Interestingly enough, JFK's base of support at the Convention in '56 was the Deep South. Kennedy had a very moderate record in support of civil rights at the time, and was seen as the more conservative option. Obviously there will be many Southern voters who see Kennedy's religion as a problem, but there may be others who voted for Eisenhower due to Kefauver's liberalism who vote for the Democratic ticket. Ultimately the results won't be too different from OTL simply because of how decisively Eisenhower won reelection.
That is true, but basing that without the "LBJ Special" Nixon would have won the Carolinas, Missouri and all of Ike's 1956 states in the South makes me think that JFK was much weaker among the Southern populace than among the Southern political class.
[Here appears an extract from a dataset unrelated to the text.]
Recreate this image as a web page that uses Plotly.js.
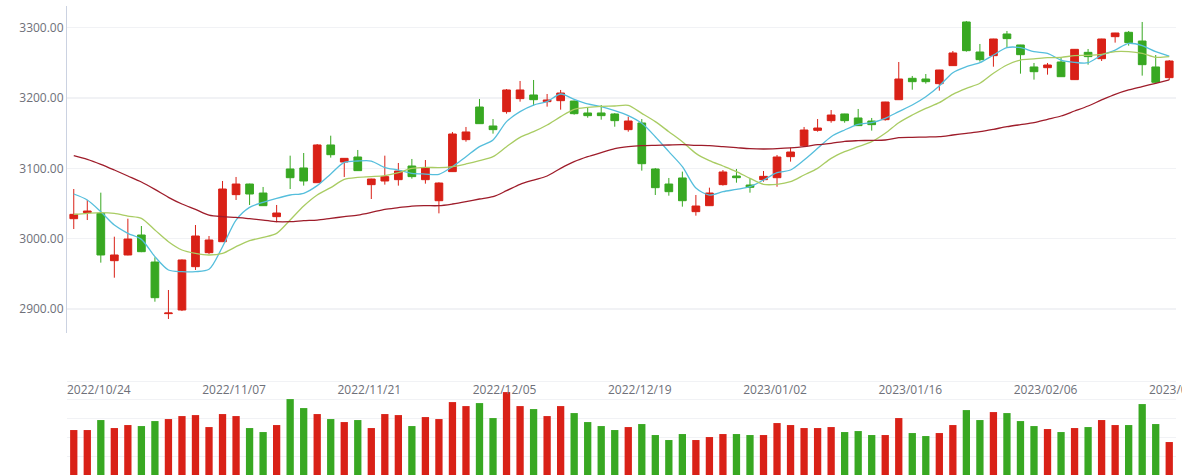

After all, "Cowfever" may be a liberal traitor, but Kennedy is a liberal Catholic from Massachusetts.
 
Pros & Cons

The benefits to Kennedy of being on the 1956 Democratic ticket with Stevenson are (1) far greater national exposure; (2) meeting and campaigning with Democratic Party officials from other states whom he would need in 1960; (3) addressing the religious issue, ascertaining its impact, and learning how to deal with it before running in 1960; (4) dealing with any questions about his youth and health before running in 1960; and (5) campaigning against Vice-President Nixon in a trial heat for 1960.

The downside of Kennedy being Stevenson's running mate in 1956 are that he would somehow be blamed, at least in part, for the Democratic ticket's inevitable landslide loss to Eisenhower.